Knowing the signs of healthy and unhealthy relationships can be difficult for many, especially for those who grew up without a positive home environment. 

 “We think it’s important to make the unhealthy signs known,” Jordan said. 

In total, eight different relationship signs were posted. Unhealthy ones included instances of physical harm or possessiveness whereas healthy relationship signs included things such as boundaries and trust. 

“You’re at a party, and you overhear your partner saying nice things about you to his friends. Or you have the right to say no, and you don’t fear being retaliated against by your partner for saying no,” junior Special Education major Taylor Wasilewski said. 

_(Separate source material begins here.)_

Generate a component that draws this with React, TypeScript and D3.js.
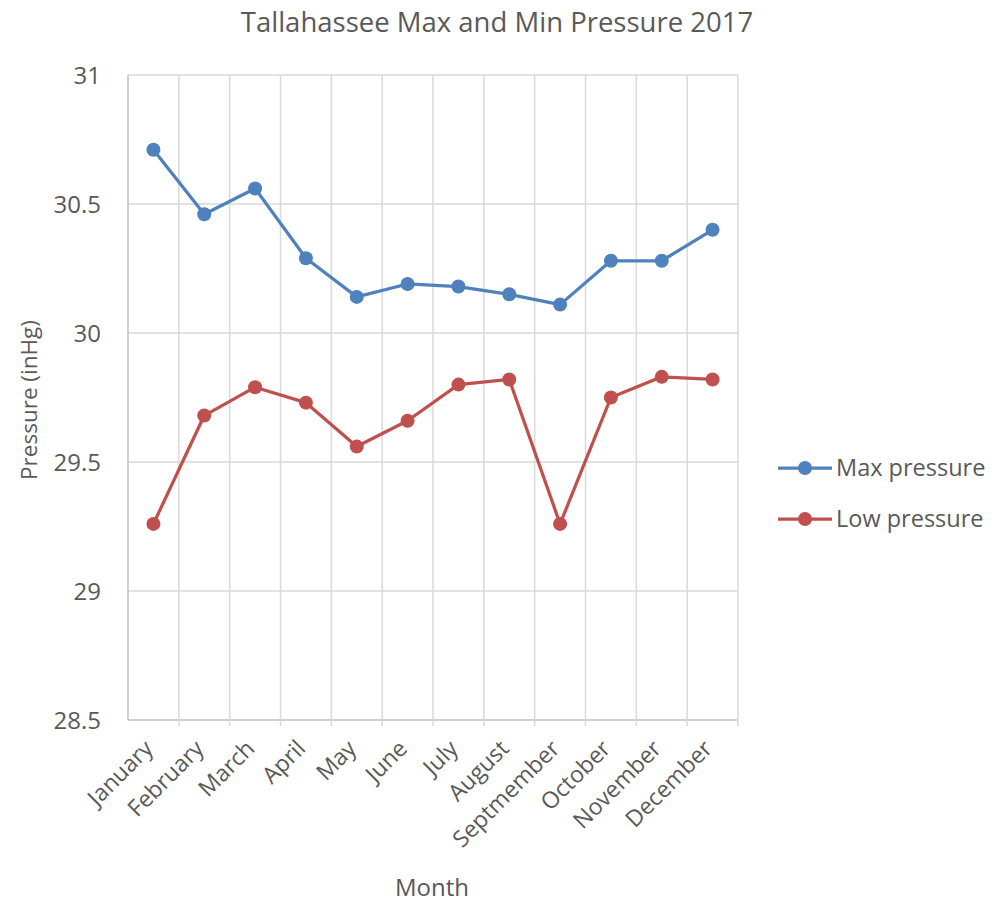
import React from "react";
import * as d3 from "d3";

const months = ["January","February","March","April","May","June","July","August","Septmember","October","November","December"];
const maxPressure = [30.71,30.46,30.56,30.29,30.14,30.19,30.18,30.15,30.11,30.28,30.28,30.40];
const lowPressure = [29.26,29.68,29.79,29.73,29.56,29.66,29.80,29.82,29.26,29.75,29.83,29.82];
const yTicks = [28.5,29,29.5,30,30.5,31];
const seriesNames = ["Max pressure","Low pressure"];
const seriesColors = ["#4f81bd","#c0504d"];

const W = 992, H = 904;
const L = 128, R = 738, T = 75, B = 720;
const FONT = "Open Sans, 'Noto Sans', sans-serif";
const TXT = "#595959";

export default function App() {
  const x = d3.scaleBand<string>().domain(months).range([L, R]);
  const y = d3.scaleLinear().domain([28.5, 31]).range([B, T]);
  const line = d3.line<number>().x((_, i) => (x(months[i]) as number) + x.bandwidth() / 2).y(d => y(d));
  const series = [maxPressure, lowPressure];
  const bounds = months.map(m => x(m) as number).concat([R]);
  return (
    <svg width={W} height={H} style={{ position: "absolute", left: 0, top: 0, background: "#fff" }} fontFamily={FONT}>
      <text x={497} y={32} textAnchor="middle" fontSize={27.5} fill={TXT}>Tallahassee Max and Min Pressure 2017</text>
      {yTicks.map(t => (
        <g key={t}>
          <line x1={L} x2={R} y1={y(t)} y2={y(t)} stroke={t === 28.5 ? "#bfbfbf" : "#d9d9d9"} strokeWidth={1.5} />
          <text x={101} y={y(t) + 8.5} textAnchor="end" fontSize={24} fill={TXT}>{t}</text>
        </g>
      ))}
      {bounds.map((b, i) => (
        <line key={i} x1={b} x2={b} y1={T} y2={i === 0 ? B : B + 6} stroke={i === 0 ? "#bfbfbf" : "#d9d9d9"} strokeWidth={1.5} />
      ))}
      {months.map(m => {
        const cx = (x(m) as number) + x.bandwidth() / 2;
        return (
          <text key={m} transform={`translate(${cx + 1},${B + 30}) rotate(-45)`} textAnchor="end" fontSize={23} fill={TXT}>{m}</text>
        );
      })}
      {series.map((s, si) => (
        <g key={si}>
          <path d={line(s) as string} fill="none" stroke={seriesColors[si]} strokeWidth={3.25} strokeLinejoin="round" />
          {s.map((v, i) => (
            <circle key={i} cx={(x(months[i]) as number) + x.bandwidth() / 2} cy={y(v)} r={7} fill={seriesColors[si]} />
          ))}
        </g>
      ))}
      {seriesNames.map((n, i) => {
        const ly = 468 + i * 51;
        return (
          <g key={n}>
            <line x1={778} x2={832} y1={ly} y2={ly} stroke={seriesColors[i]} strokeWidth={3.25} />
            <circle cx={805} cy={ly} r={7} fill={seriesColors[i]} />
            <text x={836} y={ly + 8} fontSize={23.5} fill={TXT}>{n}</text>
          </g>
        );
      })}
      <text transform={`translate(37,${400}) rotate(-90)`} textAnchor="middle" fontSize={22.5} fill={TXT}>Pressure (inHg)</text>
      <text x={432} y={896} textAnchor="middle" fontSize={24} fill={TXT}>Month</text>
    </svg>
  );
}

While recognizing abuse signs in your own relationship is difficult, it can often be just as challenging to handle a situation in which a friend or family member is suffering from abuse. Jordan suggested approaching it with someone in a kind manner. 

“Make sure you’re not coming at them in an ‘attacking’ way,” Jordan said. “Are you happy? Are you comfortable with what’s going on?” 

Currently, all students taking courses at the university are required to take the “Not Anymore Title IX” course on a yearly basis. This course helps to educate students on the signs of abuse and manipulation on a campus setting. It also highlights the experiences of previous victims to educate on different sources of abuse.  

“There’s a lot that goes unsaid, and it’s hard to navigate certain situations considering how serious it might be,” Frawley said.